California’s youth population is exploding – both in numbers and, potentially, behaviors breeding poor health and even early death.
Those twin conclusions in a report by a coalition of public- and private-sector advocates have led the group to propose new ways of turning teens from problem-prone to healthy.
The California Adolescent Health Collaborative presented its findings and recommendations Tuesday.
The population of children aged 10 to 19 is growing almost three times as fast in California as in the nation. The state’s youth population is expected to rise from 4.4 million in 1995 to 6 million in 2005, the U.S. Census Bureau predicts.
This growth is expected to amplify the state’s racial diversity, affecting everything from pregnancy prevention to
murder rates, which differ between
“It’s an important social experiment that we’re about to engage in,” said Claire Brindis, a group leader and pediatrics professor at the University of California, San Francisco. “Schools are starting to think about this in terms of classrooms they need. Prisons are starting to think about this.”

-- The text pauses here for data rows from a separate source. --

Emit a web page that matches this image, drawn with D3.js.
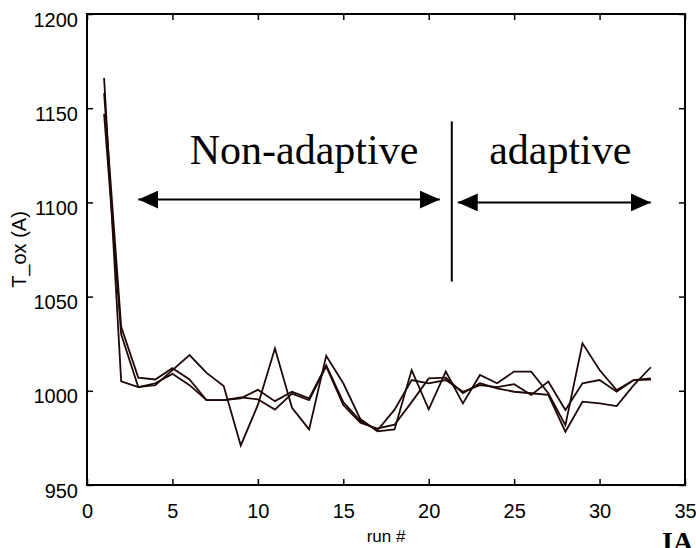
<!DOCTYPE html>
<meta charset="utf-8">
<title>T_ox per run</title>
<style>
body { margin: 0; background: #fff; }
svg { display: block; background: #fff; }
.axis text { font-family: "Liberation Sans", Arial, sans-serif; font-size: 20px; fill: #000; }
.axis line { stroke: #000; stroke-width: 1.5; }
.axis path { display: none; }
</style>
<svg width="696" height="548"></svg>
<script src="https://cdn.jsdelivr.net/npm/d3@7"></script>
<script>
// run numbers and three T_ox traces
var runs = d3.range(1, 34)
var seriesA = [1166, 1005, 1002, 1004, 1009, 1003, 995, 995, 996, 1000.5, 994.5, 999.5, 996, 1013.5, 994, 984, 979, 990, 1005.7, 1004, 1005.7, 999.5, 1003, 1002, 1003.5, 997.8, 1004.9, 989.8, 1004, 1005.7, 999.5, 1005.7, 1006.6]
var seriesB = [1158, 1034, 1007, 1006, 1012, 1006, 995, 995, 996.5, 995.5, 990, 998.5, 995, 1013, 992.5, 983, 980, 982, 994, 1006.6, 1007, 998.7, 1004, 1001.3, 999.5, 998.7, 997.8, 978.3, 994.2, 993.3, 991.9, 1003, 1012.5]
var seriesC = [1147, 1030, 1002, 1003, 1011, 1019, 1009.5, 1002.5, 971, 992.5, 1022.5, 991, 979.5, 1018.6, 1004, 985, 978.5, 979.5, 1011, 990.2, 1010.2, 993.3, 1008.4, 1004, 1010.2, 1010.2, 998.7, 981.8, 1025.2, 1011, 1000.4, 1005.7, 1006]
var xTicks = [0, 5, 10, 15, 20, 25, 30, 35]
var yTicks = [950, 1000, 1050, 1100, 1150, 1200]

var svg = d3.select("svg"),
  plotL = 87, plotR = 685, plotT = 14, plotB = 485

var x = d3.scaleLinear().domain([0, 35]).range([plotL, plotR])
var y = d3.scaleLinear().domain([950, 1200]).range([plotB, plotT])

// axes with inward ticks on all four sides
var gx = svg.append("g").attr("class", "axis").attr("transform", "translate(0," + plotB + ")")
  .call(d3.axisBottom(x).tickValues(xTicks).tickFormat(d3.format("d")).tickSizeInner(-6).tickSizeOuter(0).tickPadding(19))

var gy = svg.append("g").attr("class", "axis").attr("transform", "translate(" + plotL + ",0)")
  .call(d3.axisLeft(y).tickValues(yTicks).tickFormat(d3.format("d")).tickSizeInner(-6).tickSizeOuter(0).tickPadding(9))
gy.selectAll("text").attr("dy", "0.6em")

svg.append("g").attr("class", "axis").attr("transform", "translate(0," + plotT + ")")
  .call(d3.axisTop(x).tickValues(xTicks).tickSizeInner(-6).tickSizeOuter(0).tickFormat(""))
svg.append("g").attr("class", "axis").attr("transform", "translate(" + plotR + ",0)")
  .call(d3.axisRight(y).tickValues(yTicks).tickSizeInner(-6).tickSizeOuter(0).tickFormat(""))

svg.append("rect")
  .attr("x", plotL).attr("y", plotT)
  .attr("width", plotR - plotL).attr("height", plotB - plotT)
  .attr("fill", "none").attr("stroke", "#000").attr("stroke-width", 2)

// data lines
var line = d3.line()
  .x(function(d, i) { return x(runs[i]) })
  .y(function(d) { return y(d) })

svg.append("g").selectAll("path")
  .data([seriesA, seriesB, seriesC])
  .enter().append("path")
    .attr("d", line)
    .attr("fill", "none")
    .attr("stroke", "#1e0808")
    .attr("stroke-width", 1.8)
    .attr("stroke-linejoin", "miter")

// axis titles
svg.append("text")
  .attr("x", x(17.5)).attr("y", 542)
  .attr("text-anchor", "middle")
  .attr("font-family", "Liberation Sans, Arial, sans-serif")
  .attr("font-size", 17)
  .text("run #")

svg.append("text")
  .attr("transform", "translate(26," + y(1075) + ") rotate(-90)")
  .attr("text-anchor", "middle")
  .attr("font-family", "Liberation Sans, Arial, sans-serif")
  .attr("font-size", 20)
  .text("T_ox (A)")

// annotations
var serif = "Liberation Serif, Times New Roman, serif"
svg.append("text").attr("x", x(12.7)).attr("y", 164)
  .attr("text-anchor", "middle").attr("font-family", serif).attr("font-size", 42)
  .text("Non-adaptive")
svg.append("text").attr("x", x(27.7)).attr("y", 164)
  .attr("text-anchor", "middle").attr("font-family", serif).attr("font-size", 42)
  .text("adaptive")

svg.append("line")
  .attr("x1", x(21.35)).attr("x2", x(21.35))
  .attr("y1", y(1143)).attr("y2", y(1058))
  .attr("stroke", "#000").attr("stroke-width", 2)

svg.append("defs").append("marker")
  .attr("id", "head")
  .attr("viewBox", "0 0 20 18")
  .attr("refX", 20).attr("refY", 9)
  .attr("markerWidth", 20).attr("markerHeight", 18)
  .attr("markerUnits", "userSpaceOnUse")
  .attr("orient", "auto-start-reverse")
  .append("path").attr("d", "M0,0L20,9L0,18Z").attr("fill", "#000")

function arrow(r0, r1, v) {
  svg.append("line")
    .attr("x1", x(r0)).attr("x2", x(r1))
    .attr("y1", y(v)).attr("y2", y(v))
    .attr("stroke", "#000").attr("stroke-width", 2)
    .attr("marker-start", "url(#head)")
    .attr("marker-end", "url(#head)")
}
arrow(3.0, 20.65, 1101.5)
arrow(21.7, 33.0, 1100)

svg.append("text").attr("x", 662).attr("y", 551)
  .attr("font-family", serif).attr("font-weight", "bold").attr("font-size", 28)
  .text("IA")
</script>
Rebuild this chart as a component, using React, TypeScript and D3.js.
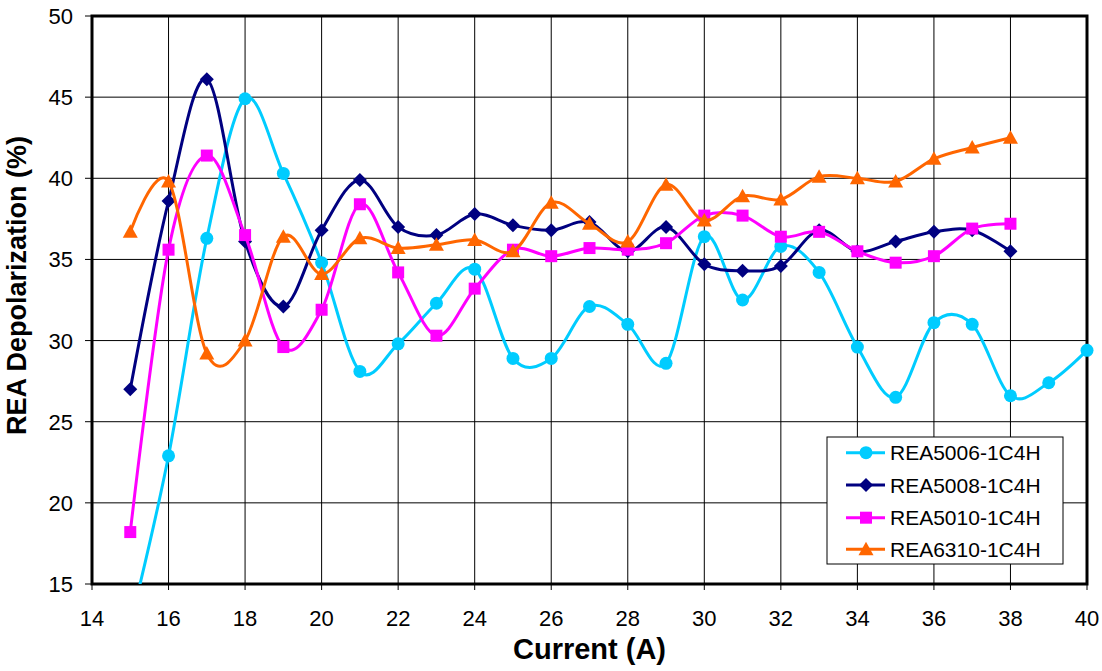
import React from "react";
import * as d3 from "d3";

const currentA = [15, 16, 17, 18, 19, 20, 21, 22, 23, 24, 25, 26, 27, 28, 29, 30, 31, 32, 33, 34, 35, 36, 37, 38, 39, 40];
const rea5006 = [12.5, 22.9, 36.3, 44.9, 40.3, 34.8, 28.1, 29.8, 32.3, 34.4, 28.9, 28.9, 32.1, 31.0, 28.6, 36.4, 32.5, 35.8, 34.2, 29.6, 26.5, 31.1, 31.0, 26.6, 27.4, 29.4];
const rea5008 = [27.0, 38.6, 46.1, 36.1, 32.1, 36.8, 39.9, 37.0, 36.5, 37.8, 37.1, 36.8, 37.3, 35.5, 37.0, 34.7, 34.3, 34.6, 36.8, 35.5, 36.1, 36.7, 36.8, 35.5];
const rea5010 = [18.2, 35.6, 41.4, 36.5, 29.6, 31.9, 38.4, 34.2, 30.3, 33.2, 35.6, 35.2, 35.7, 35.6, 36.0, 37.7, 37.7, 36.4, 36.7, 35.5, 34.8, 35.2, 36.9, 37.2];
const rea6310 = [36.7, 39.8, 29.2, 30.0, 36.4, 34.1, 36.3, 35.7, 35.9, 36.2, 35.5, 38.5, 37.2, 36.1, 39.6, 37.4, 38.9, 38.7, 40.1, 40.0, 39.8, 41.2, 41.9, 42.5];

const seriesNames = ["REA5006-1C4H", "REA5008-1C4H", "REA5010-1C4H", "REA6310-1C4H"];
const seriesValues = [rea5006, rea5008, rea5010, rea6310];
const seriesColors = ["#00CCFF", "#000080", "#FF00FF", "#FF6600"];
const seriesMarkers = ["circle", "diamond", "square", "triangle"];

const xTicks = [14, 16, 18, 20, 22, 24, 26, 28, 30, 32, 34, 36, 38, 40];
const yTicks = [15, 20, 25, 30, 35, 40, 45, 50];

const W = 1102, H = 671;
const L = 92, R = 1087, T = 16, B = 584;

function Marker({ type, x, y, color }: { type: string; x: number; y: number; color: string }) {
  if (type === "circle") return <circle cx={x} cy={y} r={6.5} fill={color} />;
  if (type === "diamond") {
    const s = 7;
    return <path d={`M${x},${y - s}L${x + s},${y}L${x},${y + s}L${x - s},${y}Z`} fill={color} />;
  }
  if (type === "square") {
    const s = 6;
    return <rect x={x - s} y={y - s} width={2 * s} height={2 * s} fill={color} />;
  }
  const s = 7.5;
  return <path d={`M${x},${y - s}L${x + s},${y + s * 0.8}L${x - s},${y + s * 0.8}Z`} fill={color} />;
}

export default function App() {
  const x = d3.scaleLinear().domain([14, 40]).range([L, R]);
  const y = d3.scaleLinear().domain([15, 50]).range([B, T]);
  const line = d3
    .line<[number, number]>()
    .x((d) => x(d[0]))
    .y((d) => y(d[1]))
    .curve(d3.curveCardinal.tension(0));

  const font = "Liberation Sans, Arial, sans-serif";
  const legendRows = [452.7, 485, 517.7, 549.3];

  return (
    <svg width={W} height={H} style={{ position: "absolute", left: 0, top: 0, background: "#fff" }} fontFamily={font}>
      <defs>
        <clipPath id="plotClip">
          <rect x={L} y={T} width={R - L} height={B - T} />
        </clipPath>
      </defs>
      <rect x={0} y={0} width={W} height={H} fill="#fff" />
      {/* grid */}
      {xTicks.map((t) => (
        <line key={"gx" + t} x1={x(t)} x2={x(t)} y1={T} y2={B + 6} stroke="#000" strokeWidth={1} />
      ))}
      {yTicks.map((t) => (
        <line key={"gy" + t} x1={L - 7} x2={R} y1={y(t)} y2={y(t)} stroke="#000" strokeWidth={1} />
      ))}
      {/* plot border */}
      <rect x={L} y={T} width={R - L} height={B - T} fill="none" stroke="#000" strokeWidth={3} />
      {/* series */}
      {seriesValues.map((vals, i) => {
        const pts: [number, number][] = vals.map((v, j) => [currentA[j], v]);
        return (
          <g key={"s" + i}>
            <path d={line(pts) || ""} fill="none" stroke={seriesColors[i]} strokeWidth={3} clipPath="url(#plotClip)" />
            {pts
              .filter((p) => p[1] >= 15 && p[1] <= 50)
              .map((p, j) => (
                <Marker key={j} type={seriesMarkers[i]} x={x(p[0])} y={y(p[1])} color={seriesColors[i]} />
              ))}
          </g>
        );
      })}
      {/* tick labels */}
      {yTicks.map((t) => (
        <text key={"yl" + t} x={73} y={y(t) + 8} textAnchor="end" fontSize={22} fill="#000">
          {t}
        </text>
      ))}
      {xTicks.map((t) => (
        <text key={"xl" + t} x={x(t)} y={626} textAnchor="middle" fontSize={22} fill="#000">
          {t}
        </text>
      ))}
      {/* axis titles */}
      <text x={(L + R) / 2} y={659} textAnchor="middle" fontSize={29} fontWeight="bold" fill="#000">
        Current (A)
      </text>
      <text
        transform={`translate(26,285.5) rotate(-90)`}
        textAnchor="middle"
        fontSize={27}
        fontWeight="bold"
        fill="#000"
      >
        REA Depolarization (%)
      </text>
      {/* legend */}
      <rect x={827} y={437} width={236} height={127} fill="#fff" stroke="#000" strokeWidth={1} />
      {seriesNames.map((n, i) => (
        <g key={"lg" + i}>
          <line x1={846} x2={885} y1={legendRows[i]} y2={legendRows[i]} stroke={seriesColors[i]} strokeWidth={3} />
          <Marker type={seriesMarkers[i]} x={866} y={legendRows[i]} color={seriesColors[i]} />
          <text x={890} y={legendRows[i] + 7.5} fontSize={21} fill="#000">
            {n}
          </text>
        </g>
      ))}
    </svg>
  );
}
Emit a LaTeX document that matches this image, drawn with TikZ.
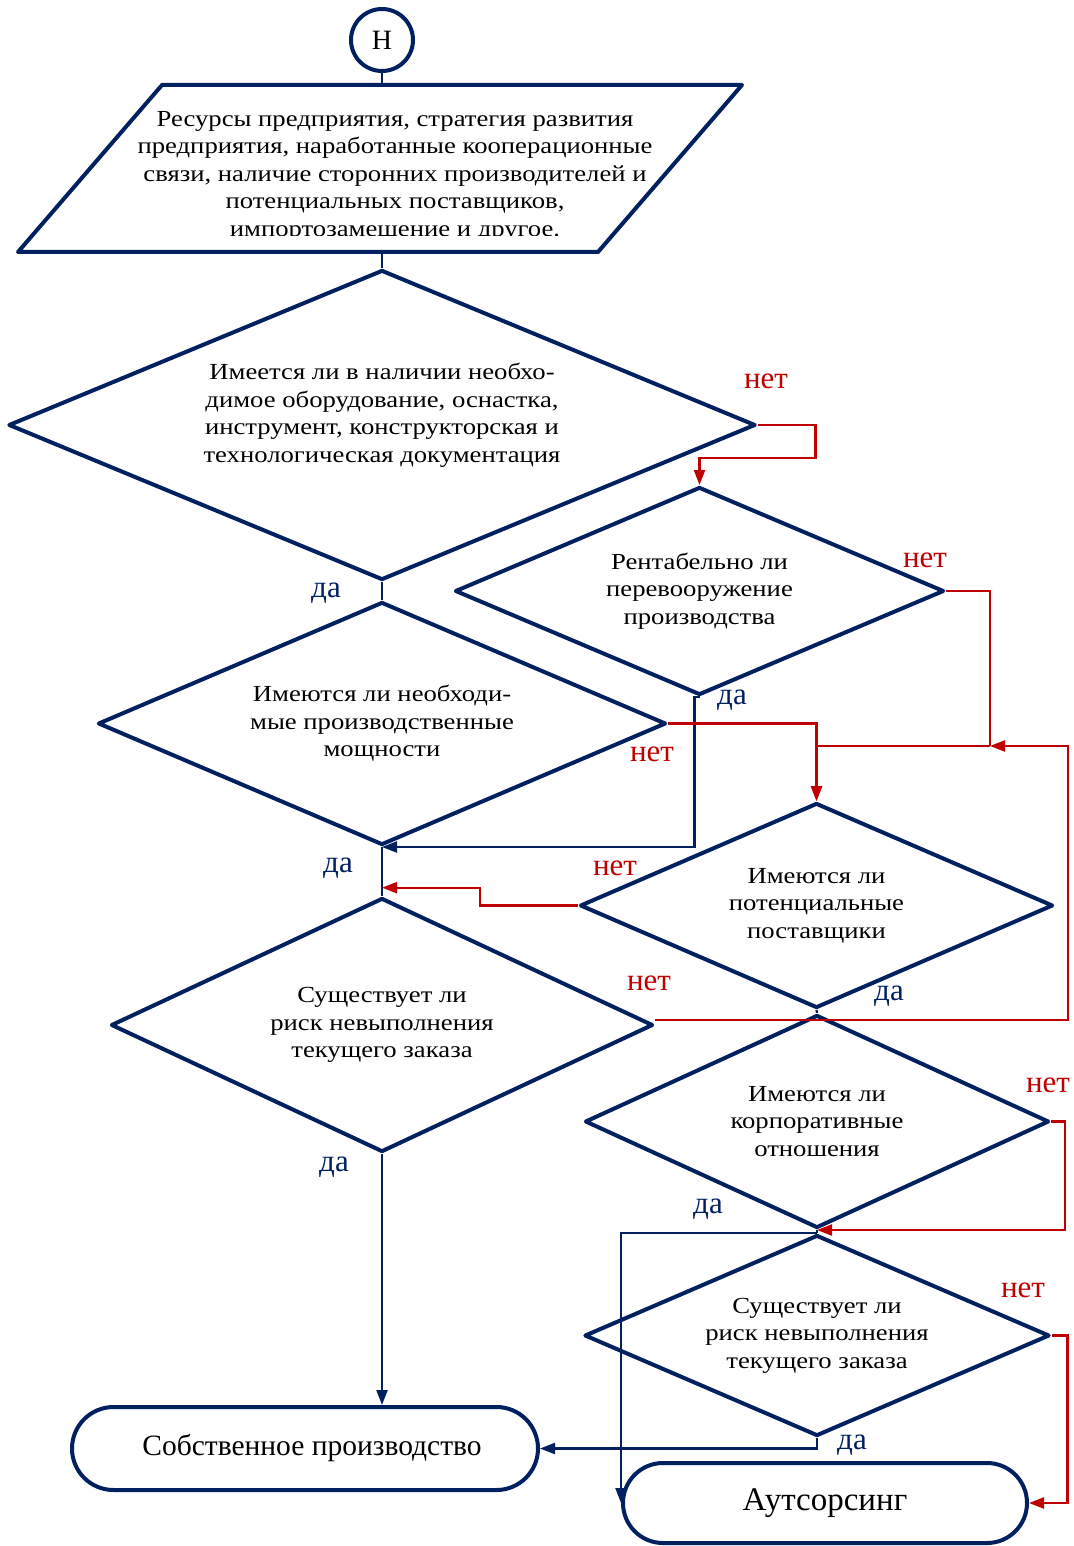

Now is also the time for health advocates to consider the implications, Brindis said. The group’s report argues that while the warning signs aren’t extreme, the population boom could compound typical teen problems.
Teens are already murdered here at a greater rate than the national average. Meanwhile, California must work to keep its teen suicide and car crash death rates relatively low, Brindis said.
There is no vaccine for these kinds of health hazards and no one expects a quick fix. Instead, the group argues, adults need to adopt a fundamentally new view of growing up.
“We’re talking about changing the way that people think about teens to get people to understand that teens are a resource instead of a liability,” said Serena Clayton, the group’s director who wrote the report with Brindis.
That requires change among parents, who may now view the teen-age years as an eerie perversion on the path to adulthood.
“Kids need to feel connected to meaningful adults,” Brindis said.
Not that all the onus falls on older generations. Teen-agers need to take advantage of public health assistance programs, engage in volunteer work and even insist on advising institutions that influence their lives, the groups said.
“It’s not just about ’just say no to drugs,”’ Clayton said. “It’s about how to be successful.”